EXERCISE REQUIREMENTS | In the listing below, pick out lines with "seaborn".

GIVEN DATA |
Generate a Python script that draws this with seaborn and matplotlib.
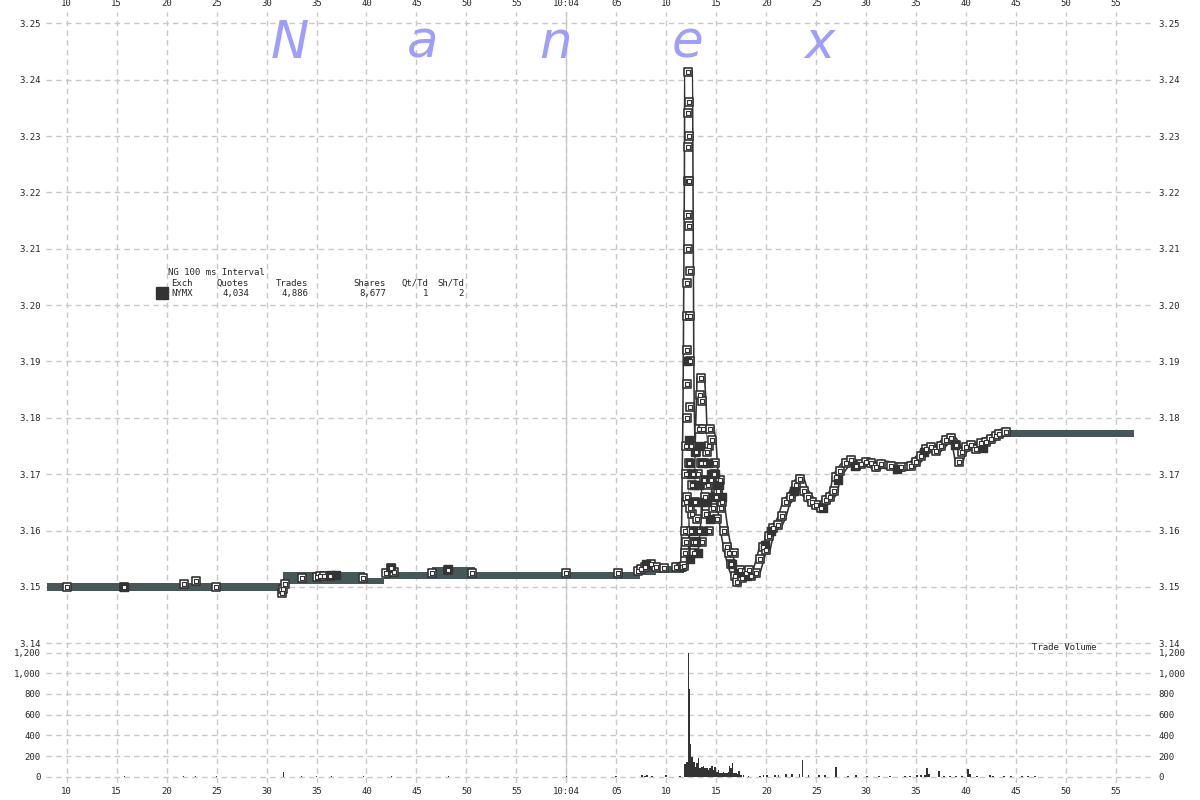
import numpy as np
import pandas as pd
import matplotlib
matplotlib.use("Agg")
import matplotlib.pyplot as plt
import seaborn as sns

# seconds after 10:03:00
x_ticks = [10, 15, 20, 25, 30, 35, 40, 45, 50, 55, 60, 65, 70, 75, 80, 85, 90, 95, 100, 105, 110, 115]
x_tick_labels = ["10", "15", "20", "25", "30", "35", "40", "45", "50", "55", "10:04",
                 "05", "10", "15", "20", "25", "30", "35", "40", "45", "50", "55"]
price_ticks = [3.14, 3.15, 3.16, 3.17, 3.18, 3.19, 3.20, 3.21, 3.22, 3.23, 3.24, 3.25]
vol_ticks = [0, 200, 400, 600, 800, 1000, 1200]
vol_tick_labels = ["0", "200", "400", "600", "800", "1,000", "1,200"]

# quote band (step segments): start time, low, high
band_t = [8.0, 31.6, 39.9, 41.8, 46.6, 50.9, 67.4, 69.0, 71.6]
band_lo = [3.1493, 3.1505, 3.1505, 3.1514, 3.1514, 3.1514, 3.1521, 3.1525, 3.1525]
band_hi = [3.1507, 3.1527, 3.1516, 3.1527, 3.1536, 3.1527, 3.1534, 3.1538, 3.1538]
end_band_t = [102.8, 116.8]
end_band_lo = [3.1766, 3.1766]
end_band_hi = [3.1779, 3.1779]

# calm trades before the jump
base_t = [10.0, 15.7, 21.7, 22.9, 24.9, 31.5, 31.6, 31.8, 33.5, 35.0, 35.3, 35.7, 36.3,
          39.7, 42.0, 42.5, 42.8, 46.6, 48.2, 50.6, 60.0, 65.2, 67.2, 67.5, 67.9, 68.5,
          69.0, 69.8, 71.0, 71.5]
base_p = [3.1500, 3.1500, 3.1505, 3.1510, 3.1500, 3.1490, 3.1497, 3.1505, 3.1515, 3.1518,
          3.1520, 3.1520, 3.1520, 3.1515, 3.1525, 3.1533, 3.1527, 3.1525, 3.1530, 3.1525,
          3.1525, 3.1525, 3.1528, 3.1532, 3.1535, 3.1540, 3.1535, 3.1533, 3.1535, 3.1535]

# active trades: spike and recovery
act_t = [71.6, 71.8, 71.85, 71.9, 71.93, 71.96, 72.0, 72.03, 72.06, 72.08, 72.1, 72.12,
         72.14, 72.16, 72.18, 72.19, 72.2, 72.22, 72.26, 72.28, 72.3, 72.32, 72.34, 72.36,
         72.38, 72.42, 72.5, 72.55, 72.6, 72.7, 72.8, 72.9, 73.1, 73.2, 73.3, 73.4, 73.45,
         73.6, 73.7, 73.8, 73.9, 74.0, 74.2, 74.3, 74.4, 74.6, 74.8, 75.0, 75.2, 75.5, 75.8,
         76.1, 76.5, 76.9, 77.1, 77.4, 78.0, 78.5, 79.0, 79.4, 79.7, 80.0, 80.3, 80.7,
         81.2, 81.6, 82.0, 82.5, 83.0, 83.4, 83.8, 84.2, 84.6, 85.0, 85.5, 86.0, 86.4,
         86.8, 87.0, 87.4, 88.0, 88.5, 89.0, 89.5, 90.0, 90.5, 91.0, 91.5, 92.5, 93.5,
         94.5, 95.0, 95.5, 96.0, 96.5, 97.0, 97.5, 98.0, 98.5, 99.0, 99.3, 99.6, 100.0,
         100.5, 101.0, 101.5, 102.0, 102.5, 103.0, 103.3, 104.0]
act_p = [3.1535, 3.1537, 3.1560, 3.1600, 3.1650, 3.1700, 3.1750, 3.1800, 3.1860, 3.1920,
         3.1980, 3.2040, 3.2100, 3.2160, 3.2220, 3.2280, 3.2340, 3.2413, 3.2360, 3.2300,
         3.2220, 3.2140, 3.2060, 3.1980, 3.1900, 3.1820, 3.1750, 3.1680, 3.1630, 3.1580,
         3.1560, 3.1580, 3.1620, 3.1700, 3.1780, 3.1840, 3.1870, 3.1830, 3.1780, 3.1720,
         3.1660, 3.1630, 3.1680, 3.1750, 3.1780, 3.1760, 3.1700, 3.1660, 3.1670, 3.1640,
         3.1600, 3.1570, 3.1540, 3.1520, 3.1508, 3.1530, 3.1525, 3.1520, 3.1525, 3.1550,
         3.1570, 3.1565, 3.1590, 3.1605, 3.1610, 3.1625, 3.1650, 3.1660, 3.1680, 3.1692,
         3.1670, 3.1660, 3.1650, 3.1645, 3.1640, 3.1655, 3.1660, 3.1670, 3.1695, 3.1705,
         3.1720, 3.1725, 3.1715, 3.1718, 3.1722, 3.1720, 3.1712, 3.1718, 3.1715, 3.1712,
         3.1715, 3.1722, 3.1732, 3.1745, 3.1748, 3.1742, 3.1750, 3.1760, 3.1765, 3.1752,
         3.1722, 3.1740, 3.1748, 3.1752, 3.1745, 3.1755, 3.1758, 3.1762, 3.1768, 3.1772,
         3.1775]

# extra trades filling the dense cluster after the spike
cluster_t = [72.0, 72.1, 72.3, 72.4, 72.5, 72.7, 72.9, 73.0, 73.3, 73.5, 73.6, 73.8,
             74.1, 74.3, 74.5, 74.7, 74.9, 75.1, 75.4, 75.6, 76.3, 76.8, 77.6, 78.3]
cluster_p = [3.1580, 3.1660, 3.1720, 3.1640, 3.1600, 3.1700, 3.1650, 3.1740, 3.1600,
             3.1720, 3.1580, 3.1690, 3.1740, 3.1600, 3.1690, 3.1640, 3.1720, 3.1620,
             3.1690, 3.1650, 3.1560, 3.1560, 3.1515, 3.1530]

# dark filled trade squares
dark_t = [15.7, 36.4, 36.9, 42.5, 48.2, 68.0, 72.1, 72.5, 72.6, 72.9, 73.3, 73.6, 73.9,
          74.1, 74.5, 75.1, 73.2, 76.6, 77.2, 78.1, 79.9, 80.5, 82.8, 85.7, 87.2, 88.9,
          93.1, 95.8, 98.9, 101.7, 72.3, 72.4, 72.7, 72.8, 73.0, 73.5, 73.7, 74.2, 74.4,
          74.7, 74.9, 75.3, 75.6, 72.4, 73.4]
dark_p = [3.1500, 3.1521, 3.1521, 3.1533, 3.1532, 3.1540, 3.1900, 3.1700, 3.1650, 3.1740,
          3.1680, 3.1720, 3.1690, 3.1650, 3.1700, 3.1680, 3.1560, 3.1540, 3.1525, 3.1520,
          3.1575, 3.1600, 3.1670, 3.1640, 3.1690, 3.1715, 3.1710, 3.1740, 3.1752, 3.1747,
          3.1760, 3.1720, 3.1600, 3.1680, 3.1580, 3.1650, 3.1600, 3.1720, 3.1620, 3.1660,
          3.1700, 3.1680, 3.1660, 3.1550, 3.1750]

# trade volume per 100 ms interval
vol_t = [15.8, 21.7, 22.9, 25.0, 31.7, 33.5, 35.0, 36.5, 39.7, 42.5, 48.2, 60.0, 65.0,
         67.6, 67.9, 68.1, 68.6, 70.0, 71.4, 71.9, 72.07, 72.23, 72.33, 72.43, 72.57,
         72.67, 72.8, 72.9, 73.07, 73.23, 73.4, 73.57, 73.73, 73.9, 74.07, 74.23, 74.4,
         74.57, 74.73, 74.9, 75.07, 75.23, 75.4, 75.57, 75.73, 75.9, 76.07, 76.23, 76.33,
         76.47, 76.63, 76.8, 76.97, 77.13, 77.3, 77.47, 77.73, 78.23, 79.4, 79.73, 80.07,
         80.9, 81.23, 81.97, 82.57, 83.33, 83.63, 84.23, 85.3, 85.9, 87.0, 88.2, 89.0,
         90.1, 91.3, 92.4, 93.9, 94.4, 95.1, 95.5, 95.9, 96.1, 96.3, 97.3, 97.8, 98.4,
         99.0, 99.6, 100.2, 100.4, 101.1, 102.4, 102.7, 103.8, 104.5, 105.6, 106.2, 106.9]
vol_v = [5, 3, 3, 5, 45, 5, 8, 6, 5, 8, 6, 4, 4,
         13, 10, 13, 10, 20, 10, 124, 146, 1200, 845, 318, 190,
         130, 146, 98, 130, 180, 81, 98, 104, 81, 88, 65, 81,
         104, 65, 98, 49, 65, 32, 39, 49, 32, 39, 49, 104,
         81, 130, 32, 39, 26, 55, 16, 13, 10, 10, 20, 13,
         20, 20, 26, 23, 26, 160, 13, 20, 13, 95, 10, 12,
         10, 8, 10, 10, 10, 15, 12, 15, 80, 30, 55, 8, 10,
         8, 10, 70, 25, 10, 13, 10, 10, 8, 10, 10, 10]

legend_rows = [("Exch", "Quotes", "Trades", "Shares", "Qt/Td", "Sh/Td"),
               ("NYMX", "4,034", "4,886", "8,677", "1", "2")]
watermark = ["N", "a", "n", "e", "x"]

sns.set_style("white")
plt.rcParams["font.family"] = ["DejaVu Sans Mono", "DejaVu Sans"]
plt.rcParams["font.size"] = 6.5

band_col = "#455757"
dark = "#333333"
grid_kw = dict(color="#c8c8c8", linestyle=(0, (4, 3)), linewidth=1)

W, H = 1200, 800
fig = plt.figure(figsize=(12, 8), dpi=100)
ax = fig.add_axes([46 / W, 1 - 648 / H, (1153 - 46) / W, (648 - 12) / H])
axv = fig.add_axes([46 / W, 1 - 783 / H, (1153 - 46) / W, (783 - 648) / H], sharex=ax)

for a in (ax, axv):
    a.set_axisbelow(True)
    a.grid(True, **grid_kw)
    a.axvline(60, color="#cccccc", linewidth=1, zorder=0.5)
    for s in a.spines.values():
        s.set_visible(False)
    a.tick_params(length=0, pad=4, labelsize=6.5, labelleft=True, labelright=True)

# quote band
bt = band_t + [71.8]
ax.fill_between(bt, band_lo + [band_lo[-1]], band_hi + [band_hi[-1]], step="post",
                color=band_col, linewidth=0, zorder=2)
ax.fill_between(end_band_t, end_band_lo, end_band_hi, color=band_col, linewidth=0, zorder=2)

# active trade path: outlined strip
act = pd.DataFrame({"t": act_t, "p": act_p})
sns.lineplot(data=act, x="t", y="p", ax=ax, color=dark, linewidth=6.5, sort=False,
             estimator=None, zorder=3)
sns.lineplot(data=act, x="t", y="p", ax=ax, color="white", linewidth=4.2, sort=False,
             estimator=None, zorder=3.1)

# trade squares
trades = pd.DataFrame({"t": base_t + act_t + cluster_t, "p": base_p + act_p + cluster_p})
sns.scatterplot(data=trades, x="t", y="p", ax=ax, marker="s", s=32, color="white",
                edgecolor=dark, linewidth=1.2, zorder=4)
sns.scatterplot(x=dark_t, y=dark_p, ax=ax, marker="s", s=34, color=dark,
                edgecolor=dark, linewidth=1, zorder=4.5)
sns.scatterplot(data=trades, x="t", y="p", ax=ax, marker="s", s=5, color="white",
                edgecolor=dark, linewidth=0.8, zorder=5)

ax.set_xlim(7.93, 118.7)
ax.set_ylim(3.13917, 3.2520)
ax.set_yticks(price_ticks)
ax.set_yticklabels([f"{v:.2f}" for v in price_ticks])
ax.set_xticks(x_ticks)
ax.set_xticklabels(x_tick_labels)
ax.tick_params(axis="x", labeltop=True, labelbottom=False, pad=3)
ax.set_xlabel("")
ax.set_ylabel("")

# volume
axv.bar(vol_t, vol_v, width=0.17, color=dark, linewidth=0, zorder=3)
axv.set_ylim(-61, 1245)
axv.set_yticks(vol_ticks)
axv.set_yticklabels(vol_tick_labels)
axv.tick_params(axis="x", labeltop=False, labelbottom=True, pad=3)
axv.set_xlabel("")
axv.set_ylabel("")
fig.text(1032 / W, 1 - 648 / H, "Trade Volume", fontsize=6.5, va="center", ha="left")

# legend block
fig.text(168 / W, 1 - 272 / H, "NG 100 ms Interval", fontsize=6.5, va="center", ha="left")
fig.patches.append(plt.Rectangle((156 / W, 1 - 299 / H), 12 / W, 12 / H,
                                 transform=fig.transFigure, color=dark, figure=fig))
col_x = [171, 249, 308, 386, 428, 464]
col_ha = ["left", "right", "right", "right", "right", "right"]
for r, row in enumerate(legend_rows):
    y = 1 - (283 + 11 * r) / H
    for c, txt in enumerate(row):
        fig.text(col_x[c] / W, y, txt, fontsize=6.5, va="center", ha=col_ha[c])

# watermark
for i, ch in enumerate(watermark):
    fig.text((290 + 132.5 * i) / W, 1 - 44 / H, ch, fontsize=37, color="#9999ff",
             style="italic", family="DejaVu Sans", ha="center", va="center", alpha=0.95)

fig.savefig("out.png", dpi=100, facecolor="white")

COMPLETED EXERCISE |
Generate a Python script that draws this with seaborn and matplotlib.
import seaborn as sns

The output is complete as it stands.